Flow Stability & Flow Control
Flow stability is encountered in a wealth of fundamental as well as engineering flows. It involves the fundamental study of how flows react to external perturbations. From laminar wings to free jets, flow stability is a field requiring a highly multidisciplinary approach, making use of theoretical and mathematical modeling, experimental investigations and numerical simulations.
At Aerodynamics, we study all aspects of flow stability, with special emphasis on laminar boundary layers on straight and swept wings. Our recently finished Anechoic Vertical Tunnel is our small facility with excellent flow quality and acoustic environment for delicate stability experiments. For high-Reynolds number flows, such as our work on swept wings we mainly use the larger Low Turbulence Tunnel.
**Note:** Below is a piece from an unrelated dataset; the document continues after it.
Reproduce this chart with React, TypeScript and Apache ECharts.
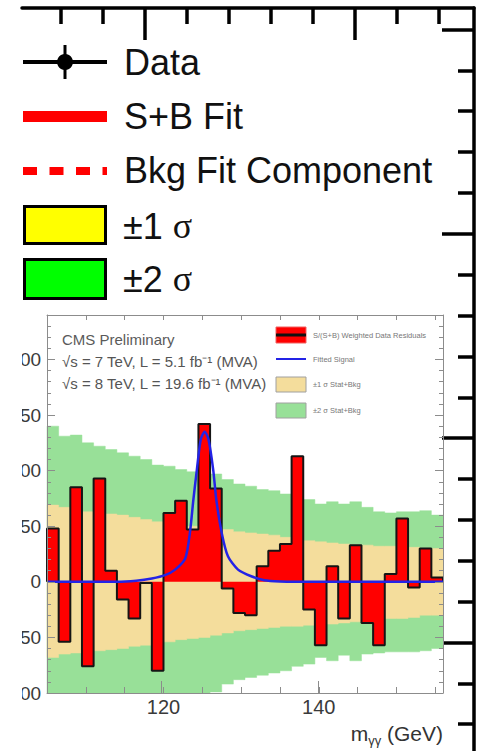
import React, { useEffect, useRef } from "react";
import * as echarts from "echarts";

// ---------- data ----------
const binEdges = [105, 106.5, 108, 109.5, 111, 112.5, 114, 115.5, 117, 118.5, 120, 121.5, 123, 124.5, 126, 127.5, 129, 130.5, 132, 133.5, 135, 136.5, 138, 139.5, 141, 142.5, 144, 145.5, 147, 148.5, 150, 151.5, 153, 154.5, 156];

const residuals = [48, -54, 85, -76, 93, 10, -16, -33, -1, -80, 62, 73, 47, 142, 84, -6, -28, -30, 14, 28, 34, 113, -25, -57, 14, -33, 33, -37, -57, 7, 57, -5, 30, 4];

const band2Upper = [140, 131, 132, 125, 122, 119, 116, 113, 110, 105, 104, 101, 99, 98, 97, 92, 88, 86, 83, 82, 79, 77, 74, 70, 72, 70, 72, 67, 63, 62, 63, 63, 64, 60];
const band2Lower = [-140, -132, -131, -126, -122, -119, -116, -113, -110, -106, -104, -102, -101, -100, -99, -92, -88, -86, -84, -82, -80, -76, -74, -68, -71, -66, -71, -65, -64, -63, -63, -63, -62, -60];
const band1Upper = [69, 67, 65, 63, 62, 61, 60, 58, 56, 54, 52, 51, 50, 49, 48, 47, 45, 44, 43, 42, 40, 39, 37, 36, 35, 34, 33, 33, 32, 32, 31, 31, 30, 30];
const band1Lower = [-68, -65, -64, -63, -62, -61, -60, -58, -57, -55, -54, -52, -51, -50, -48, -46, -44, -43, -42, -41, -40, -40, -39, -39, -38, -37, -36, -35, -34, -33, -33, -32, -30, -30];

const signalMass = [105, 114, 116.5, 118.5, 120.2, 121.5, 122.8, 123.4, 123.85, 124.3, 124.8, 125.3, 125.8, 126.4, 126.8, 127.5, 128.3, 129.6, 131.3, 133, 135, 137, 156];
const signalValue = [0, 0, 1, 3, 6, 11, 21, 44, 74, 101, 128, 135, 128, 101, 74, 44, 23, 11, 5, 1.5, 0.3, 0, 0];

const innerXRange = [105, 156];
const innerYRange = [-100, 240];
const innerXLabelValues = [120, 140];
const innerXMajorTicks = [120, 140];

const outerTopRange = [104.142857, 125.666667];
const outerTopMajor = [110, 120];
const outerTopMinor = [106, 108, 112, 114, 116, 118, 122, 124];
const outerRightRange = [9.378, 82.105];
const outerRightMajor = [20, 40, 60, 80];
const outerRightMinor = [12, 16, 24, 28, 32, 36, 44, 48, 52, 56, 64, 68, 72, 76];

const legendLabels = ["Data", "S+B Fit", "Bkg Fit Component", "±1", "±2"];
const sigma = "σ";
const innerLegendLabels = ["S/(S+B) Weighted Data Residuals", "Fitted Signal", "±1 σ Stat+Bkg", "±2 σ Stat+Bkg"];
const cmsLines = ["CMS Preliminary", "√s = 7 TeV, L = 5.1 fb⁻¹ (MVA)", "√s = 8 TeV, L = 19.6 fb⁻¹ (MVA)"];
const xTitle = { main: "m", sub: "γγ", unit: " (GeV)" };

// ---------- styles ----------
const SANS = "'Liberation Sans', Arial, Helvetica, sans-serif";
const SERIF = "'Liberation Serif', 'Times New Roman', serif";
const GREEN_BAND = "#98e098";
const TAN_BAND = "#f4dd9c";
const RED = "#ff0000";
const BLUE = "#2323e6";
const AXIS_GRAY = "#8c8c8c";

function bandRenderer(upper: number[], lower: number[], color: string) {
  return (params: any, api: any) => {
    const pts: number[][] = [];
    for (let i = 0; i < upper.length; i++) {
      pts.push(api.coord([binEdges[i], upper[i]]));
      pts.push(api.coord([binEdges[i + 1], upper[i]]));
    }
    for (let i = lower.length - 1; i >= 0; i--) {
      pts.push(api.coord([binEdges[i + 1], lower[i]]));
      pts.push(api.coord([binEdges[i], lower[i]]));
    }
    const cs = params.coordSys;
    const clipped = (echarts.graphic as any).clipPointsByRect(pts, {
      x: cs.x,
      y: cs.y,
      width: cs.width,
      height: cs.height,
    });
    return {
      type: "polygon",
      shape: { points: clipped },
      style: { fill: color, stroke: color, lineWidth: 0.5 },
    };
  };
}

function txt(x: number, y: number, text: string, font: string, fill: string, extra: any = {}) {
  return {
    type: "text",
    x,
    y,
    z: 50,
    style: {
      text,
      font,
      fill,
      align: "left",
      textAlign: "left",
      verticalAlign: "middle",
      textVerticalAlign: "middle",
      ...extra,
    },
  };
}

function buildOption() {
  const residualSteps: number[][] = [[binEdges[0], 0]];
  residuals.forEach((v, i) => residualSteps.push([binEdges[i], v]));
  residualSteps.push([binEdges[residuals.length], residuals[residuals.length - 1]]);
  residualSteps.push([binEdges[residuals.length], 0]);

  const signalData = signalMass.map((m, i) => [m, signalValue[i]]);

  const outerGrid = { left: 22, top: 8, width: 452, height: 760, containLabel: false };
  const innerGrid = { left: 44, top: 315, width: 399, height: 378, containLabel: false };

  const hiddenLabel = { show: false };
  const noSplit = { show: false };

  const outerLine = { show: true, lineStyle: { color: "#000", width: 3.5 } };

  const innerTickStyle = { color: AXIS_GRAY, width: 1 };

  const graphics: any[] = [];
  // crop edge of the inset picture (its labels are cut off there)
  graphics.push({ type: "rect", z: 40, shape: { x: 0, y: 300, width: 22, height: 460 }, style: { fill: "#fff" } });

  // outer legend
  graphics.push({ type: "line", z: 50, shape: { x1: 23, y1: 62, x2: 107, y2: 62 }, style: { stroke: "#000", lineWidth: 4 } });
  graphics.push({ type: "line", z: 50, shape: { x1: 65, y1: 45, x2: 65, y2: 79 }, style: { stroke: "#000", lineWidth: 3 } });
  graphics.push({ type: "circle", z: 51, shape: { cx: 65, cy: 62, r: 8 }, style: { fill: "#000" } });
  graphics.push({ type: "rect", z: 50, shape: { x: 23, y: 111, width: 84, height: 11 }, style: { fill: RED } });
  graphics.push({ type: "line", z: 50, shape: { x1: 23, y1: 171, x2: 107, y2: 171 }, style: { stroke: RED, lineWidth: 8, lineDash: [14, 12.5] } });
  graphics.push({ type: "rect", z: 50, shape: { x: 24.5, y: 206.5, width: 81, height: 37 }, style: { fill: "#ffff00", stroke: "#000", lineWidth: 3 } });
  graphics.push({ type: "rect", z: 50, shape: { x: 24.5, y: 259.5, width: 81, height: 39 }, style: { fill: "#00ff00", stroke: "#000", lineWidth: 3 } });

  const legendFont = `36px ${SANS}`;
  const rowY = [62, 116, 170, 226, 279];
  graphics.push(txt(124, rowY[0], legendLabels[0], legendFont, "#111"));
  graphics.push(txt(124, rowY[1], legendLabels[1], legendFont, "#111"));
  graphics.push(txt(124, rowY[2], legendLabels[2], legendFont, "#111"));
  [3, 4].forEach((k) => {
    graphics.push({
      type: "text",
      x: 123,
      y: rowY[k],
      z: 50,
      style: {
        text: `{a|${legendLabels[k]}\u00a0}{s|${sigma}}`,
        align: "left",
        textAlign: "left",
        verticalAlign: "middle",
        textVerticalAlign: "middle",
        rich: {
          a: { fontFamily: SANS, fontSize: 36, fill: "#111", color: "#111" },
          s: { fontFamily: SERIF, fontSize: 36, fill: "#111", color: "#111" },
        },
      },
    });
  });

  // inset texts
  const cmsFont = `15px ${SANS}`;
  graphics.push(txt(62, 339, cmsLines[0], cmsFont, "#5a5a5a"));
  graphics.push(txt(62, 361, cmsLines[1], cmsFont, "#555"));
  graphics.push(txt(62, 383, cmsLines[2], cmsFont, "#555"));

  // inset legend
  const smallFont = `7.5px ${SANS}`;
  graphics.push({ type: "rect", z: 50, shape: { x: 276, y: 327, width: 30, height: 16 }, style: { fill: RED, stroke: "#f06060", lineWidth: 1 } });
  graphics.push({ type: "line", z: 51, shape: { x1: 276, y1: 335, x2: 306, y2: 335 }, style: { stroke: "#111", lineWidth: 3 } });
  graphics.push(txt(313, 335, innerLegendLabels[0], smallFont, "#777"));
  graphics.push({ type: "line", z: 50, shape: { x1: 276, y1: 359, x2: 306, y2: 359 }, style: { stroke: BLUE, lineWidth: 2 } });
  graphics.push(txt(313, 359, innerLegendLabels[1], smallFont, "#777"));
  graphics.push({ type: "rect", z: 50, shape: { x: 276, y: 377, width: 30, height: 15 }, style: { fill: TAN_BAND, stroke: "#a0a0a0", lineWidth: 1 } });
  graphics.push(txt(313, 384, innerLegendLabels[2], smallFont, "#777"));
  graphics.push({ type: "rect", z: 50, shape: { x: 276, y: 403, width: 30, height: 15 }, style: { fill: GREEN_BAND, stroke: "#a0a0a0", lineWidth: 1 } });
  graphics.push(txt(313, 410, innerLegendLabels[3], smallFont, "#777"));

  // inset x-axis title
  graphics.push({
    type: "text",
    x: 443,
    y: 733,
    z: 50,
    style: {
      text: `{m|${xTitle.main}}{s|${xTitle.sub}}{g|${xTitle.unit}}`,
      align: "right",
      textAlign: "right",
      verticalAlign: "middle",
      textVerticalAlign: "middle",
      rich: {
        m: { fontFamily: SANS, fontSize: 21, lineHeight: 27, fill: "#333", color: "#333" },
        s: { fontFamily: SANS, fontSize: 13, lineHeight: 13, verticalAlign: "bottom", fill: "#333", color: "#333" },
        g: { fontFamily: SANS, fontSize: 21, lineHeight: 27, fill: "#333", color: "#333" },
      },
    },
  });

  return {
    animation: false,
    backgroundColor: "#ffffff",
    textStyle: { fontFamily: SANS },
    grid: [outerGrid, outerGrid, innerGrid, innerGrid],
    xAxis: [
      {
        gridIndex: 0,
        type: "value",
        position: "top",
        min: outerTopRange[0],
        max: outerTopRange[1],
        axisLine: outerLine,
        axisTick: { show: true, inside: true, length: 16, customValues: outerTopMinor, lineStyle: { color: "#000", width: 3.5 } },
        axisLabel: hiddenLabel,
        splitLine: noSplit,
      },
      {
        gridIndex: 1,
        type: "value",
        position: "top",
        min: outerTopRange[0],
        max: outerTopRange[1],
        axisLine: { show: false },
        axisTick: { show: true, inside: true, length: 32, customValues: outerTopMajor, lineStyle: { color: "#000", width: 3.5 } },
        axisLabel: hiddenLabel,
        splitLine: noSplit,
      },
      {
        gridIndex: 2,
        type: "value",
        position: "bottom",
        min: innerXRange[0],
        max: innerXRange[1],
        interval: 5,
        z: 10,
        axisLine: { show: true, onZero: false, lineStyle: { color: AXIS_GRAY, width: 1 } },
        axisTick: { show: true, inside: true, length: 6, lineStyle: innerTickStyle },
        axisLabel: { show: true, customValues: innerXLabelValues, fontSize: 20, color: "#3a3a3a", margin: 4, fontFamily: SANS },
        splitLine: noSplit,
      },
      {
        gridIndex: 2,
        type: "value",
        position: "top",
        min: innerXRange[0],
        max: innerXRange[1],
        interval: 5,
        z: 10,
        axisLine: { show: true, onZero: false, lineStyle: { color: AXIS_GRAY, width: 1 } },
        axisTick: { show: true, inside: true, length: 5, lineStyle: innerTickStyle },
        axisLabel: hiddenLabel,
        splitLine: noSplit,
      },
      {
        gridIndex: 3,
        type: "value",
        position: "bottom",
        min: innerXRange[0],
        max: innerXRange[1],
        z: 10,
        axisLine: { show: false, onZero: false },
        axisTick: { show: true, inside: true, length: 12, customValues: innerXMajorTicks, lineStyle: innerTickStyle },
        axisLabel: hiddenLabel,
        splitLine: noSplit,
      },
    ],
    yAxis: [
      {
        gridIndex: 0,
        type: "value",
        position: "right",
        min: outerRightRange[0],
        max: outerRightRange[1],
        axisLine: outerLine,
        axisTick: { show: true, inside: true, length: 16, customValues: outerRightMinor, lineStyle: { color: "#000", width: 3.5 } },
        axisLabel: hiddenLabel,
        splitLine: noSplit,
      },
      {
        gridIndex: 1,
        type: "value",
        position: "right",
        min: outerRightRange[0],
        max: outerRightRange[1],
        axisLine: { show: false },
        axisTick: { show: true, inside: true, length: 32, customValues: outerRightMajor, lineStyle: { color: "#000", width: 3.5 } },
        axisLabel: hiddenLabel,
        splitLine: noSplit,
      },
      {
        gridIndex: 2,
        type: "value",
        position: "left",
        min: innerYRange[0],
        max: innerYRange[1],
        interval: 50,
        z: 10,
        axisLine: { show: true, onZero: false, lineStyle: { color: AXIS_GRAY, width: 1 } },
        axisTick: { show: true, inside: true, length: 8, lineStyle: innerTickStyle },
        minorTick: { show: true, splitNumber: 5, length: 4, lineStyle: innerTickStyle },
        axisLabel: { show: true, showMaxLabel: false, fontSize: 19, color: "#3a3a3a", margin: 6, fontFamily: SANS },
        splitLine: noSplit,
        minorSplitLine: noSplit,
      },
      {
        gridIndex: 2,
        type: "value",
        position: "right",
        min: innerYRange[0],
        max: innerYRange[1],
        interval: 50,
        z: 10,
        axisLine: { show: true, onZero: false, lineStyle: { color: AXIS_GRAY, width: 1 } },
        axisTick: { show: true, inside: true, length: 8, lineStyle: innerTickStyle },
        minorTick: { show: true, splitNumber: 5, length: 4, lineStyle: innerTickStyle },
        axisLabel: hiddenLabel,
        splitLine: noSplit,
        minorSplitLine: noSplit,
      },
      {
        gridIndex: 3,
        type: "value",
        show: false,
        min: innerYRange[0],
        max: innerYRange[1],
        splitLine: noSplit,
      },
    ],
    series: [
      {
        name: "±2 σ Stat+Bkg",
        type: "custom",
        xAxisIndex: 2,
        yAxisIndex: 2,
        data: [[binEdges[0], 0]],
        renderItem: bandRenderer(band2Upper, band2Lower, GREEN_BAND),
        silent: true,
        z: 2,
      },
      {
        name: "±1 σ Stat+Bkg",
        type: "custom",
        xAxisIndex: 2,
        yAxisIndex: 2,
        data: [[binEdges[0], 0]],
        renderItem: bandRenderer(band1Upper, band1Lower, TAN_BAND),
        silent: true,
        z: 3,
      },
      {
        name: "S/(S+B) Weighted Data Residuals",
        type: "line",
        xAxisIndex: 2,
        yAxisIndex: 2,
        data: residualSteps,
        step: "end",
        symbol: "none",
        lineStyle: { color: "#151515", width: 2 },
        areaStyle: { color: RED, opacity: 1 },
        z: 4,
      },
      {
        name: "Fitted Signal",
        type: "line",
        xAxisIndex: 2,
        yAxisIndex: 2,
        data: signalData,
        smooth: 0.25,
        symbol: "none",
        lineStyle: { color: BLUE, width: 2.5 },
        z: 5,
      },
    ],
    graphic: { elements: graphics },
  };
}

export default function App() {
  const ref = useRef<HTMLDivElement>(null);
  useEffect(() => {
    if (!ref.current) return;
    const chart = echarts.init(ref.current, null, { renderer: "svg" });
    chart.setOption(buildOption() as any);
    return () => chart.dispose();
  }, []);
  return (
    <div
      ref={ref}
      style={{ position: "fixed", left: 0, top: 0, width: 481, height: 751, background: "#fff" }}
    />
  );
}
Theoretical stability and transition prediction
As part of our collaboration with Embraer, in the past years we have developed an integrated flow stability and transition prediction software, holistically treating both fundamental and engineering scenarios of transition prediction. This toolsuite includes incompressible and compressible boundary layer solvers, incompressible/compressible Orr-Sommerfeld and Parabolised Stability Equations solvers and a large selection of pre- and post-processing tools. The toolsuite is directed at the design and optimization of laminar wings. The software is continuously updated with improved features and new algorithms.
Advanced flow diagnostics for transitional flow
Laminar-turbulent transition often manifests through the growth of boundary-layer instabilities. Especially during the later stages of growth, these instabilities feature complex, three-dimensional topologies. While imperative for proper understanding of transition, measurement of spatio-temporally complex flows is challenging. To tackle these challenges, we take advanced flow diagnostic techniques, such as tomographic-PIV and properly tune them specifically for this type of flows. In addition, we develop thermal-based diagnostics, such as IR imaging for detection of transition location and pattern. Of course, the above diagnostics are corroborated with conventional measurements, such as hot wire anemometry.
Plasma-based flow control
Flow control is the natural extension to the study of flow stability. Once the route between external perturbation and flow response is clear, we can use it in order to manipulate the flow towards more beneficial conditions, such as lift enhancement or drag reduction. Our primary manipulators are plasma-based devices. These operate on the basis of electrical excitation, thereby avoiding the use of any mechanical parts. They are fast, efficient and easy to fabricate. We currently run two sub-projects for flow control: The first is the development and characterization of plasma-based actuators. The second is the application of plasma actuators for flow control and primarily transition delay.